Mr Hayes, who described the new service as ‘world-class’, did concede that the new operators had a tough act to follow in the RAF and Royal Navy service.
However, he said: “I’m absolutely confident that the service the people can rely upon will be undiminished and, as time goes on, with improved technology and improved resources, I think it can be more and more effective in terms of dealing with emergencies.”
Sir Alan Massey said: “I am hugely proud that HM Coastguard has been entrusted with the UK’s search and rescue helicopter service.
“For us this is a continuation of the high-quality service that we have been providing in selected areas of the UK for the last 30 years.
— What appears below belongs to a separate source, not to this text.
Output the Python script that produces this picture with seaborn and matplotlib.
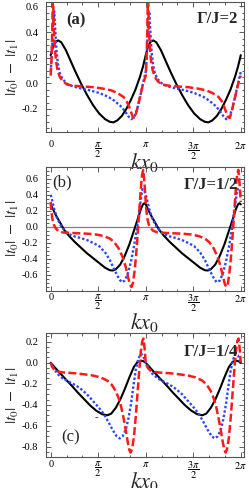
import numpy as np
import pandas as pd
import matplotlib
matplotlib.use("Agg")
import matplotlib.pyplot as plt
import seaborn as sns
from matplotlib.ticker import MultipleLocator, FixedLocator

sns.set_style("ticks")
plt.rcParams['font.family'] = ['Liberation Serif', 'DejaVu Serif']
plt.rcParams['mathtext.fontset'] = 'stix'
plt.rcParams['axes.unicode_minus'] = False

PI = np.pi

#-------------------------------------------------
# values read off one period [0, pi]; the curves repeat with period pi

# (a) Gamma/J = 2
kx_a_black = [0, 0.08, 0.16, 0.25, 0.35, 0.5, 0.65, 0.8, 1.0, 1.2, 1.4, 1.6, 1.8, 1.95, 2.07, 2.2, 2.35, 2.5, 2.65, 2.8, 2.95, 3.05, PI]
t_a_black = [0.22, 0.29, 0.325, 0.335, 0.32, 0.26, 0.18, 0.10, 0.0, -0.09, -0.17, -0.235, -0.28, -0.30, -0.305, -0.29, -0.255, -0.20, -0.13, -0.05, 0.05, 0.13, 0.22]
kx_a_blue = [0, 0.03, 0.06, 0.09, 0.12, 0.15, 0.19, 0.24, 0.3, 0.4, 0.55, 0.75, 1.0, 1.3, 1.6, 1.9, 2.1, 2.3, 2.45, 2.56, 2.66, 2.76, 2.86, 2.96, 3.05, PI]
t_a_blue = [0.09, 0.2, 0.36, 0.52, 0.56, 0.42, 0.26, 0.15, 0.08, 0.03, -0.005, -0.025, -0.04, -0.055, -0.075, -0.105, -0.135, -0.175, -0.215, -0.255, -0.28, -0.265, -0.2, -0.1, 0.0, 0.09]
kx_a_red = [0, 0.03, 0.05, 0.07, 0.085, 0.1, 0.13, 0.17, 0.22, 0.3, 0.4, 0.55, 0.8, 1.1, 1.4, 1.7, 2.0, 2.2, 2.4, 2.5, 2.58, 2.65, 2.72, 2.78, 2.85, 2.93, 3.0, 3.06, 3.1, PI]
t_a_red = [0.06, 0.2, 0.4, 0.64, 0.62, 0.45, 0.3, 0.19, 0.11, 0.05, 0.015, -0.01, -0.02, -0.025, -0.03, -0.04, -0.055, -0.075, -0.105, -0.135, -0.175, -0.22, -0.265, -0.27, -0.21, -0.13, -0.06, 0.0, 0.03, 0.06]

# (b) Gamma/J = 1/2
kx_b_black = [0, 0.15, 0.3, 0.45, 0.6, 0.8, 1.0, 1.2, 1.4, 1.6, 1.8, 1.95, 2.05, 2.15, 2.3, 2.45, 2.6, 2.75, 2.88, 2.98, 3.05, 3.1, PI]
t_b_black = [0.28, 0.16, 0.06, -0.04, -0.11, -0.19, -0.26, -0.33, -0.39, -0.45, -0.51, -0.54, -0.545, -0.53, -0.47, -0.36, -0.22, -0.05, 0.1, 0.22, 0.28, 0.295, 0.28]
kx_b_blue = [0, 0.05, 0.11, 0.2, 0.33, 0.45, 0.6, 0.8, 1.0, 1.2, 1.4, 1.6, 1.8, 1.95, 2.1, 2.22, 2.34, 2.45, 2.55, 2.65, 2.75, 2.85, 2.95, 3.03, 3.09, PI]
t_b_blue = [0.40, 0.33, 0.23, 0.12, 0.02, -0.04, -0.09, -0.12, -0.14, -0.165, -0.2, -0.24, -0.32, -0.41, -0.53, -0.62, -0.69, -0.67, -0.58, -0.44, -0.25, -0.02, 0.26, 0.47, 0.46, 0.40]
kx_b_red = [0, 0.025, 0.05, 0.1, 0.17, 0.25, 0.4, 0.6, 0.9, 1.2, 1.5, 1.75, 1.95, 2.1, 2.25, 2.38, 2.48, 2.56, 2.62, 2.67, 2.72, 2.77, 2.82, 2.87, 2.92, 2.97, 3.02, 3.06, 3.1, PI]
t_b_red = [0.31, 0.2, 0.11, 0.03, -0.02, -0.05, -0.07, -0.075, -0.08, -0.085, -0.095, -0.115, -0.145, -0.19, -0.27, -0.38, -0.5, -0.63, -0.72, -0.75, -0.7, -0.56, -0.37, -0.12, 0.15, 0.43, 0.65, 0.71, 0.55, 0.31]

# (c) Gamma/J = 1/4
kx_c_black = [0, 0.2, 0.44, 0.7, 0.9, 1.1, 1.3, 1.5, 1.7, 1.87, 2.0, 2.15, 2.3, 2.45, 2.6, 2.75, 2.88, 2.98, 3.06, PI]
t_c_black = [0.0, -0.065, -0.14, -0.22, -0.285, -0.345, -0.405, -0.455, -0.49, -0.5, -0.485, -0.43, -0.35, -0.25, -0.14, -0.04, 0.01, 0.02, 0.015, 0.0]
kx_c_blue = [0, 0.1, 0.22, 0.4, 0.66, 0.85, 1.0, 1.2, 1.43, 1.6, 1.76, 1.9, 2.05, 2.18, 2.28, 2.38, 2.48, 2.57, 2.65, 2.73, 2.81, 2.9, 2.98, 3.05, PI]
t_c_blue = [0.0, -0.05, -0.105, -0.15, -0.19, -0.22, -0.25, -0.3, -0.375, -0.43, -0.49, -0.56, -0.64, -0.7, -0.72, -0.7, -0.64, -0.53, -0.4, -0.23, -0.07, 0.04, 0.085, 0.07, 0.0]
kx_c_red = [0, 0.05, 0.1, 0.17, 0.3, 0.5, 0.8, 1.1, 1.4, 1.65, 1.87, 2.02, 2.15, 2.25, 2.33, 2.41, 2.48, 2.55, 2.6, 2.64, 2.69, 2.75, 2.81, 2.86, 2.92, 2.98, 3.03, 3.07, 3.11, PI]
t_c_red = [0.0, -0.04, -0.06, -0.076, -0.088, -0.095, -0.10, -0.11, -0.122, -0.14, -0.17, -0.21, -0.27, -0.34, -0.42, -0.53, -0.64, -0.76, -0.83, -0.855, -0.82, -0.71, -0.52, -0.33, -0.1, 0.11, 0.21, 0.23, 0.12, 0.0]

panel_labels = ['(a)', '(b)', '(c)']
gamma_labels = ['Γ/J=2', 'Γ/J=1/2', 'Γ/J=1/4']
y_limits = [(-0.38, 0.635), (-0.80, 0.75), (-0.90, 0.28)]
y_ticks = [[-0.2, 0.0, 0.2, 0.4, 0.6],
           [-0.6, -0.4, -0.2, 0.0, 0.2, 0.4, 0.6],
           [-0.8, -0.6, -0.4, -0.2, 0.0, 0.2]]
x_ticks = [0, PI / 2, PI, 3 * PI / 2, 2 * PI]
x_ticklabels = ['0', r'$\dfrac{\pi}{2}$', r'$\pi$', r'$\dfrac{3\pi}{2}$', r'$2\pi$']

curves = {
    'a': [(kx_a_black, t_a_black), (kx_a_blue, t_a_blue), (kx_a_red, t_a_red)],
    'b': [(kx_b_black, t_b_black), (kx_b_blue, t_b_blue), (kx_b_red, t_b_red)],
    'c': [(kx_c_black, t_c_black), (kx_c_blue, t_c_blue), (kx_c_red, t_c_red)],
}
names = ['black', 'blue', 'red']

rows = []
for p, lst in curves.items():
    for name, (kx, t) in zip(names, lst):
        for period in range(2):
            for i, (x, y) in enumerate(zip(kx, t)):
                if period == 1 and i == 0:
                    continue
                rows.append({'panel': p, 'curve': name, 'kx': x + period * PI, 'val': y})
data_df = pd.DataFrame(rows)

#-------------------------------------------------
# plot creation
W, H = 249, 488
fig = plt.figure(figsize=(W / 100, H / 100), dpi=100)

# axes boxes in pixels: left, right, top, bottom
boxes = [(46, 244, 2, 132), (46, 244, 166.7, 291), (46, 244, 333.3, 457.3)]
xpads = [6.0, 1.5, 2.0]
xlabel_y = [-0.145, -0.16, -0.1]

styles = {
    'black': dict(color='black', lw=1.5, linestyle='-'),
    'blue': dict(color='#2a46ff', lw=1.7, linestyle=(0, (1.0, 0.9))),
    'red': dict(color='#ff1a1a', lw=1.8, linestyle=(0, (3.2, 1.3))),
}

axes = []
for k, p in enumerate(['a', 'b', 'c']):
    l, r, t, b = boxes[k]
    ax = fig.add_axes([l / W, 1 - b / H, (r - l) / W, (b - t) / H])
    ax.set_facecolor('none')
    axes.append(ax)
    if p == 'b':
        ax.axhline(0, color='#808080', lw=0.9, zorder=1)
    sub = data_df.loc[data_df.panel == p]
    for name in names:
        d = sub.loc[sub.curve == name]
        sns.lineplot(data=d, x='kx', y='val', ax=ax, estimator=None, sort=True, **styles[name])
    ax.set_xlim(-0.155, 6.39)
    ax.set_ylim(*y_limits[k])
    ax.xaxis.set_major_locator(FixedLocator(x_ticks))
    ax.set_xticklabels(x_ticklabels)
    ax.xaxis.set_minor_locator(MultipleLocator(PI / 6))
    ax.set_yticks(y_ticks[k])
    ax.set_yticklabels(['%.1f' % v for v in y_ticks[k]])
    ax.yaxis.set_minor_locator(MultipleLocator(0.05))
    ax.tick_params(which='both', direction='in', top=True, right=True, colors='#444444',
                   labelcolor='black', labelsize=7.5, width=0.6)
    ax.tick_params(which='major', length=3.5)
    ax.tick_params(which='minor', length=1.8)
    ax.tick_params(axis='x', pad=xpads[k])
    ax.tick_params(axis='y', pad=5.5)
    for s in ax.spines.values():
        s.set_color('#555555')
        s.set_linewidth(0.8)
    ax.set_xlabel(r'$kx_0$', fontsize=16, va='top')
    ax.xaxis.set_label_coords(0.5, xlabel_y[k])
    ax.set_ylabel(r'$|t_0|\;-\;|t_1|$', fontsize=11.5)
    ax.yaxis.set_label_coords(-0.125, 0.5)

axes[0].text(0.152, 0.862, panel_labels[0], transform=axes[0].transAxes, fontsize=12,
             fontweight='bold', ha='center', va='center')
axes[1].text(0.081, 0.877, panel_labels[1], transform=axes[1].transAxes, fontsize=12,
             ha='center', va='center')
axes[2].text(0.126, 0.164, panel_labels[2], transform=axes[2].transAxes, fontsize=12,
             ha='center', va='center')
gamma_y = [0.873, 0.853, 0.85]
for k, ax in enumerate(axes):
    ax.text(0.97, gamma_y[k], gamma_labels[k], transform=ax.transAxes, fontsize=12,
            fontweight='bold', ha='right', va='center')

# stray mark in panel (c)
fig.text(96 / W, 1 - 418 / H, '-', fontsize=8, ha='center', va='center')

fig.savefig('out.png', dpi=100)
“The RAF and Royal Navy have set the bar incredibly high and I would like to thank them for their service and recognise the outstanding work they have done both inland and on the coast over many decades.
“We will take their legacy forward with the utmost pride and care.”
Samantha Willenbacher, director of UK Search and Rescue at Bristow Helicopters Ltd, said: “It is an honour to have been chosen to deliver this vital service across the UK.
“We know this is a service that people rely on in times of great need and we are committed to continuing the great work of the military.
“We have enormous respect for the dedication that our military colleagues have demonstrated in delivering search and rescue over the past 70 years and we have always understood how vital it is that their knowledge and expertise is maintained.
“We have worked closely with them in preparing for the civilian service to go live and have also welcomed many of them into the new civilian SAR force, including chief pilot here at Humberside, Liz Forsyth, a former SAR Commander at RAF Lossiemouth and Pilot Flight Commander at RAF Valley.”
She said she used to fly Sea Kings, like those used at RAF Boulmer, but the new helicopters – Sikorsky S-92s are based at Humberside – are a real step up.
“It’s just a step forward; it’s faster, it’s more modern technology and safety as well,” she said.
“It’s 20 years on, if not more, in terms of all the modern equipment, so I wouldn’t go back.
“We can cruise at 145 knots compared to about 115 knots in the Sea King, so we are looking at a difference of around 30/40mph. We will get there faster.”
The UK SAR bases at Caernarfon and Kent will go live on July 1, followed by St Athan on October 1.
Prestwick and Newquay will become operational on January 1, 2016, and the remaining three bases at Lee-on-Solent, Sumburgh and Stornoway will follow in 2017.